## PROBLEM
Write out each line that follows exactly as it stands, without the pictures.

+++

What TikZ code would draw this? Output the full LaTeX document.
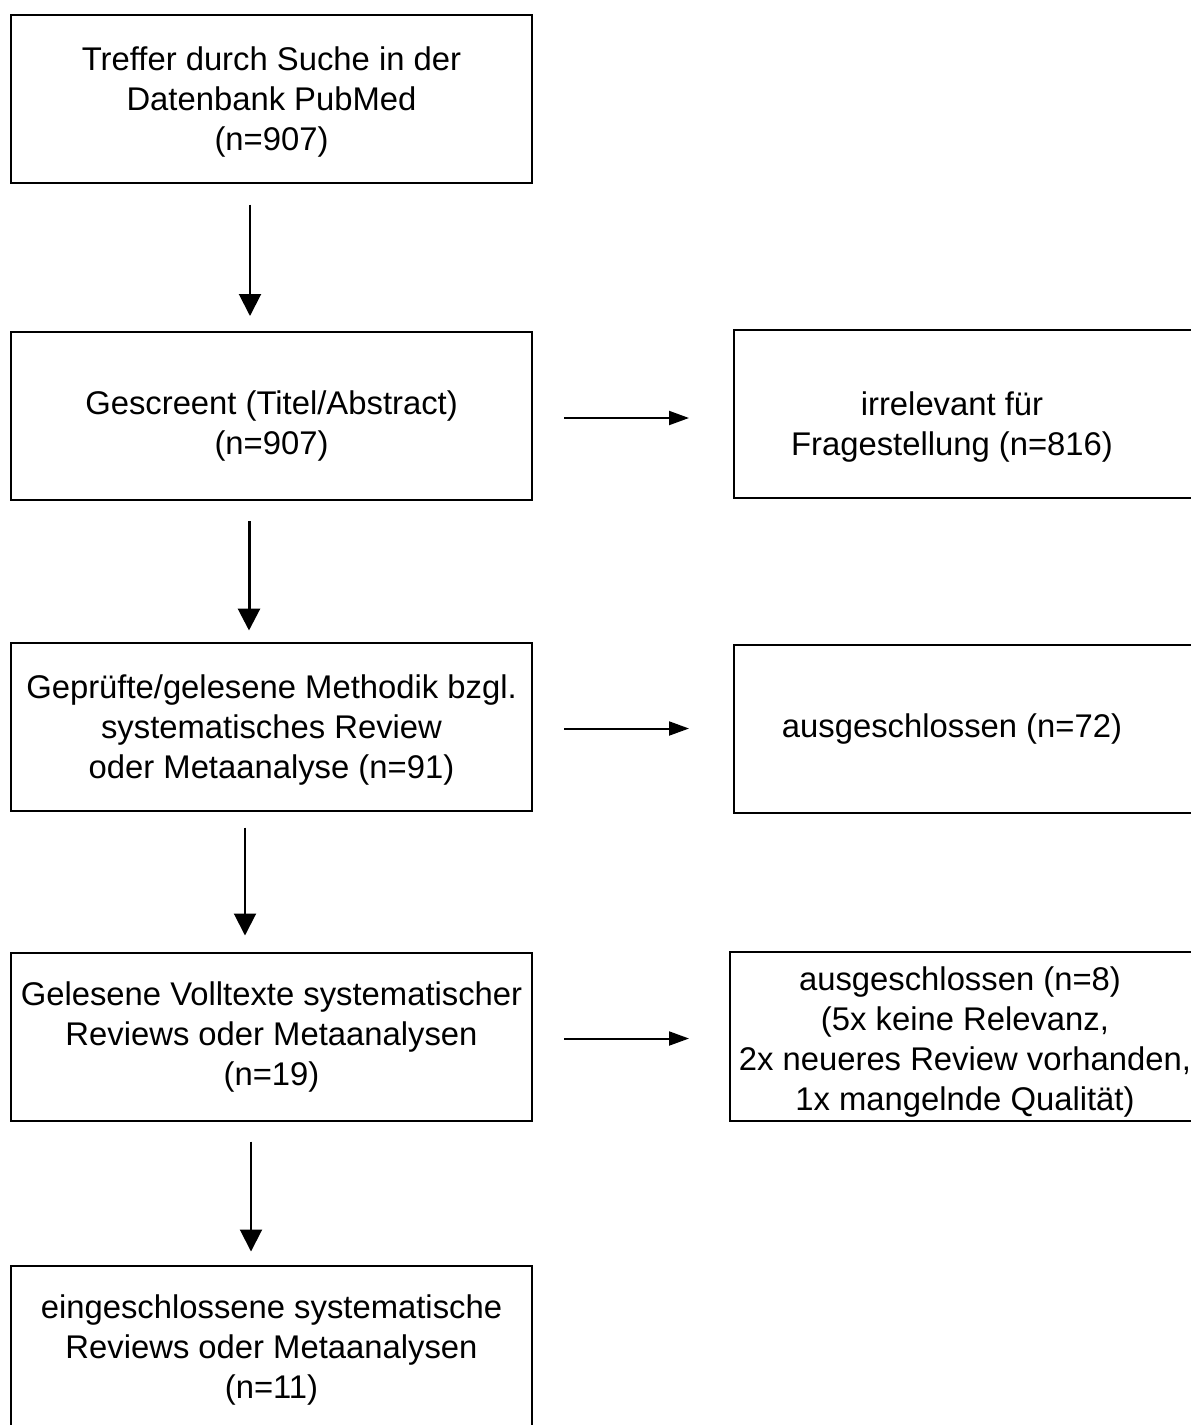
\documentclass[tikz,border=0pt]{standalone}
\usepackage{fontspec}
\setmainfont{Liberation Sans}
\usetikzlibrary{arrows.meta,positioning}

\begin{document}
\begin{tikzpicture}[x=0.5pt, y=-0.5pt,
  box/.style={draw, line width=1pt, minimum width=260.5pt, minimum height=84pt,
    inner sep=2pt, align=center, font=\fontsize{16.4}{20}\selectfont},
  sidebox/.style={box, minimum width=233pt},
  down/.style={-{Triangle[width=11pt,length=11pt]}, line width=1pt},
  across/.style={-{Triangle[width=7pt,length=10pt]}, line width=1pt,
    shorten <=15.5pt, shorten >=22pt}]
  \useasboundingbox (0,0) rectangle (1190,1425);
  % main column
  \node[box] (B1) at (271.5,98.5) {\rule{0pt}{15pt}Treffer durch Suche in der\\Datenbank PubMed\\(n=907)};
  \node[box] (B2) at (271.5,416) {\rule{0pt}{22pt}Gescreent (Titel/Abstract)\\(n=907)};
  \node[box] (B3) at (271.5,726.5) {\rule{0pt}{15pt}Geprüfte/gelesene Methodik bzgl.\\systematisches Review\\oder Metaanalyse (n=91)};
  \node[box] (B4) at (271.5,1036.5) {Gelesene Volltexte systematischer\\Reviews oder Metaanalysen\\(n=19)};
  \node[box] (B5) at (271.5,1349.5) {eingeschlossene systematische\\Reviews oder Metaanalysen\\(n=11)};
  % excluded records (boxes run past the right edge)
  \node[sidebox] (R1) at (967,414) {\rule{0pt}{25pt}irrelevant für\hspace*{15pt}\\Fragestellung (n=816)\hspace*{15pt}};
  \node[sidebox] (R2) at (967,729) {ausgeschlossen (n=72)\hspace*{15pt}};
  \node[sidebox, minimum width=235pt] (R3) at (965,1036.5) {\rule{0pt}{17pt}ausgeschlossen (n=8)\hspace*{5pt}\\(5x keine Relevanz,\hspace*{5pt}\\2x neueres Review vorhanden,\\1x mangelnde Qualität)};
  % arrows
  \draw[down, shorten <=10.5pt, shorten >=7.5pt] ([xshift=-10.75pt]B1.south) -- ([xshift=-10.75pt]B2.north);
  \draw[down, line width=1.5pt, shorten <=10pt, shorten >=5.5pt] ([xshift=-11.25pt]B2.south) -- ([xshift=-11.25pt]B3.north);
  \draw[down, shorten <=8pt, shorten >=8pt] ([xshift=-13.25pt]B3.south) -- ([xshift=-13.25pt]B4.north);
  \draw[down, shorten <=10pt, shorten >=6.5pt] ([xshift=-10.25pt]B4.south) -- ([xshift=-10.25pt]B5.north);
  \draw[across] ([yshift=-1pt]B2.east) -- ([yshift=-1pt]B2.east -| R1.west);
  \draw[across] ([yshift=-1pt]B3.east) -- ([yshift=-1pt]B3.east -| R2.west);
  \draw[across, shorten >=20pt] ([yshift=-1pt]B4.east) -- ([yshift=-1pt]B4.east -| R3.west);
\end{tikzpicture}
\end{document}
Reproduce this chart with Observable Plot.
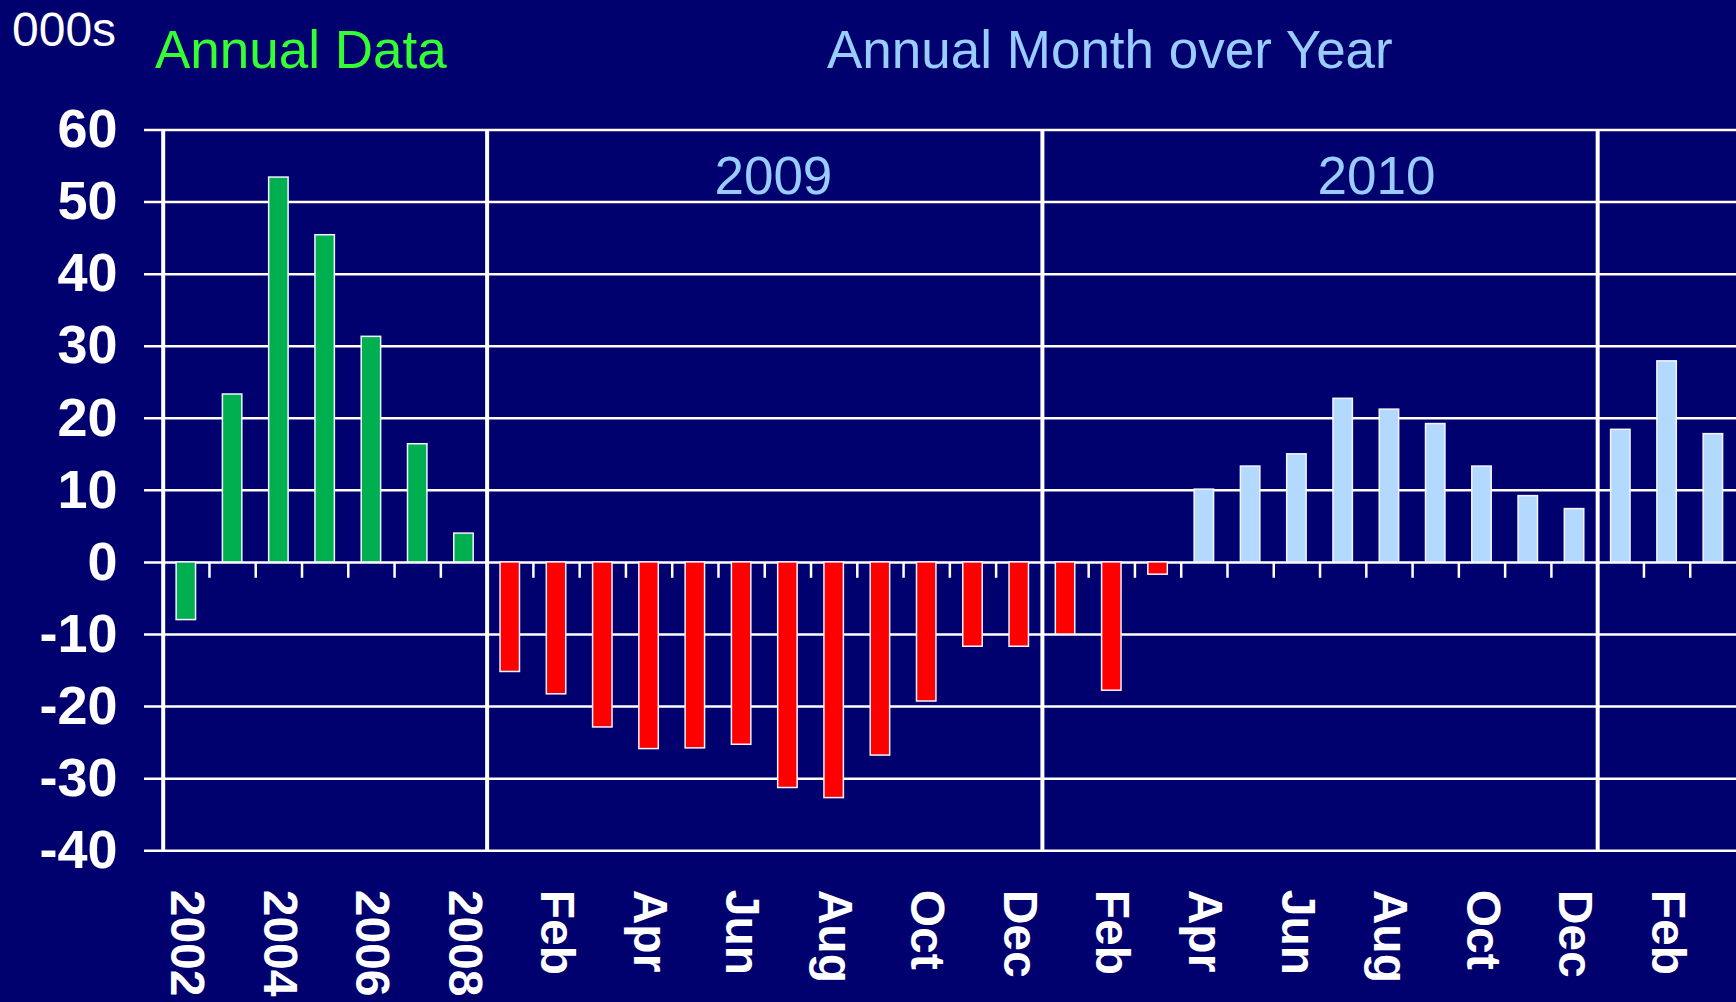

+++

## TASK RESPONSE
What TikZ code would draw this? Output the full LaTeX document.
\documentclass[tikz,border=0pt]{standalone}
\usepackage{fontspec}
\setmainfont{Liberation Sans}
\usetikzlibrary{arrows.meta,positioning}

\begin{document}
\begin{tikzpicture}[x=0.5pt, y=-0.5pt,
  box/.style={draw, line width=1pt, minimum width=260.5pt, minimum height=84pt,
    inner sep=2pt, align=center, font=\fontsize{16.4}{20}\selectfont},
  sidebox/.style={box, minimum width=233pt},
  down/.style={-{Triangle[width=11pt,length=11pt]}, line width=1pt},
  across/.style={-{Triangle[width=7pt,length=10pt]}, line width=1pt,
    shorten <=15.5pt, shorten >=22pt}]
  \useasboundingbox (0,0) rectangle (1190,1425);
  % main column
  \node[box] (B1) at (271.5,98.5) {\rule{0pt}{15pt}Treffer durch Suche in der\\Datenbank PubMed\\(n=907)};
  \node[box] (B2) at (271.5,416) {\rule{0pt}{22pt}Gescreent (Titel/Abstract)\\(n=907)};
  \node[box] (B3) at (271.5,726.5) {\rule{0pt}{15pt}Geprüfte/gelesene Methodik bzgl.\\systematisches Review\\oder Metaanalyse (n=91)};
  \node[box] (B4) at (271.5,1036.5) {Gelesene Volltexte systematischer\\Reviews oder Metaanalysen\\(n=19)};
  \node[box] (B5) at (271.5,1349.5) {eingeschlossene systematische\\Reviews oder Metaanalysen\\(n=11)};
  % excluded records (boxes run past the right edge)
  \node[sidebox] (R1) at (967,414) {\rule{0pt}{25pt}irrelevant für\hspace*{15pt}\\Fragestellung (n=816)\hspace*{15pt}};
  \node[sidebox] (R2) at (967,729) {ausgeschlossen (n=72)\hspace*{15pt}};
  \node[sidebox, minimum width=235pt] (R3) at (965,1036.5) {\rule{0pt}{17pt}ausgeschlossen (n=8)\hspace*{5pt}\\(5x keine Relevanz,\hspace*{5pt}\\2x neueres Review vorhanden,\\1x mangelnde Qualität)};
  % arrows
  \draw[down, shorten <=10.5pt, shorten >=7.5pt] ([xshift=-10.75pt]B1.south) -- ([xshift=-10.75pt]B2.north);
  \draw[down, line width=1.5pt, shorten <=10pt, shorten >=5.5pt] ([xshift=-11.25pt]B2.south) -- ([xshift=-11.25pt]B3.north);
  \draw[down, shorten <=8pt, shorten >=8pt] ([xshift=-13.25pt]B3.south) -- ([xshift=-13.25pt]B4.north);
  \draw[down, shorten <=10pt, shorten >=6.5pt] ([xshift=-10.25pt]B4.south) -- ([xshift=-10.25pt]B5.north);
  \draw[across] ([yshift=-1pt]B2.east) -- ([yshift=-1pt]B2.east -| R1.west);
  \draw[across] ([yshift=-1pt]B3.east) -- ([yshift=-1pt]B3.east -| R2.west);
  \draw[across, shorten >=20pt] ([yshift=-1pt]B4.east) -- ([yshift=-1pt]B4.east -| R3.west);
\end{tikzpicture}
\end{document}
Reproduce this chart with Observable Plot.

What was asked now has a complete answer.